> _WHAT YOU HAVE TO DO_
Please set down all the lines beneath this one exactly, without the pictures.

> _PROVIDED MATERIAL_
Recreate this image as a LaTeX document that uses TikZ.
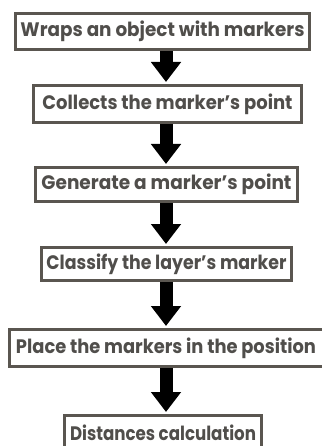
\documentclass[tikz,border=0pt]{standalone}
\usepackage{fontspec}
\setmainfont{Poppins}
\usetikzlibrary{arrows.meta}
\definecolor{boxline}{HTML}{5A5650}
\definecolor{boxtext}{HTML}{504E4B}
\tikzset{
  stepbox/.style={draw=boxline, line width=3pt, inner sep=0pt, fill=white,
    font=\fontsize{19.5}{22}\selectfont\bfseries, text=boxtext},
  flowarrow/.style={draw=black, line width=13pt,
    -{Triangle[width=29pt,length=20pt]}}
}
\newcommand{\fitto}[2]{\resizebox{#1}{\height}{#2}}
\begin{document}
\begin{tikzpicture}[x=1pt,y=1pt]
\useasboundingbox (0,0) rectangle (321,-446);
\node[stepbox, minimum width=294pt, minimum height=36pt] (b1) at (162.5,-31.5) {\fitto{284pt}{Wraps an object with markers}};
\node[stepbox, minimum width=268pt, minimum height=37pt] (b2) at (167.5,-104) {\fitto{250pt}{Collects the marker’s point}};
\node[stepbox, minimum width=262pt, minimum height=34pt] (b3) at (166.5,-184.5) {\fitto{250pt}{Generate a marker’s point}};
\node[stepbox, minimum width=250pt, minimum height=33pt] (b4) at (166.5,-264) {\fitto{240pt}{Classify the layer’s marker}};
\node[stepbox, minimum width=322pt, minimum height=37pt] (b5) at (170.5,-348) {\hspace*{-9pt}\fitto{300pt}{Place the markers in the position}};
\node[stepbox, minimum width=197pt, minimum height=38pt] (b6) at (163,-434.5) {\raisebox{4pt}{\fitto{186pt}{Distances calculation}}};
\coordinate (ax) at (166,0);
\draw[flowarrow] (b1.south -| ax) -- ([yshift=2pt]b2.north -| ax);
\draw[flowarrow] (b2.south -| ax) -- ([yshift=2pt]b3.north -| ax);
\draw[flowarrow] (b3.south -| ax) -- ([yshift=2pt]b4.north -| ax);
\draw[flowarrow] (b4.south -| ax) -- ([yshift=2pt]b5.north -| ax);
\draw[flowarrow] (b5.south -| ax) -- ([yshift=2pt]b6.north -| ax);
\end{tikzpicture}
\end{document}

> _FINISHED ANSWER_
Recreate this image as a LaTeX document that uses TikZ.
\documentclass[tikz,border=0pt]{standalone}
\usepackage{fontspec}
\setmainfont{Poppins}
\usetikzlibrary{arrows.meta}
\definecolor{boxline}{HTML}{5A5650}
\definecolor{boxtext}{HTML}{504E4B}
\tikzset{
  stepbox/.style={draw=boxline, line width=3pt, inner sep=0pt, fill=white,
    font=\fontsize{19.5}{22}\selectfont\bfseries, text=boxtext},
  flowarrow/.style={draw=black, line width=13pt,
    -{Triangle[width=29pt,length=20pt]}}
}
\newcommand{\fitto}[2]{\resizebox{#1}{\height}{#2}}
\begin{document}
\begin{tikzpicture}[x=1pt,y=1pt]
\useasboundingbox (0,0) rectangle (321,-446);
\node[stepbox, minimum width=294pt, minimum height=36pt] (b1) at (162.5,-31.5) {\fitto{284pt}{Wraps an object with markers}};
\node[stepbox, minimum width=268pt, minimum height=37pt] (b2) at (167.5,-104) {\fitto{250pt}{Collects the marker’s point}};
\node[stepbox, minimum width=262pt, minimum height=34pt] (b3) at (166.5,-184.5) {\fitto{250pt}{Generate a marker’s point}};
\node[stepbox, minimum width=250pt, minimum height=33pt] (b4) at (166.5,-264) {\fitto{240pt}{Classify the layer’s marker}};
\node[stepbox, minimum width=322pt, minimum height=37pt] (b5) at (170.5,-348) {\hspace*{-9pt}\fitto{300pt}{Place the markers in the position}};
\node[stepbox, minimum width=197pt, minimum height=38pt] (b6) at (163,-434.5) {\raisebox{4pt}{\fitto{186pt}{Distances calculation}}};
\coordinate (ax) at (166,0);
\draw[flowarrow] (b1.south -| ax) -- ([yshift=2pt]b2.north -| ax);
\draw[flowarrow] (b2.south -| ax) -- ([yshift=2pt]b3.north -| ax);
\draw[flowarrow] (b3.south -| ax) -- ([yshift=2pt]b4.north -| ax);
\draw[flowarrow] (b4.south -| ax) -- ([yshift=2pt]b5.north -| ax);
\draw[flowarrow] (b5.south -| ax) -- ([yshift=2pt]b6.north -| ax);
\end{tikzpicture}
\end{document}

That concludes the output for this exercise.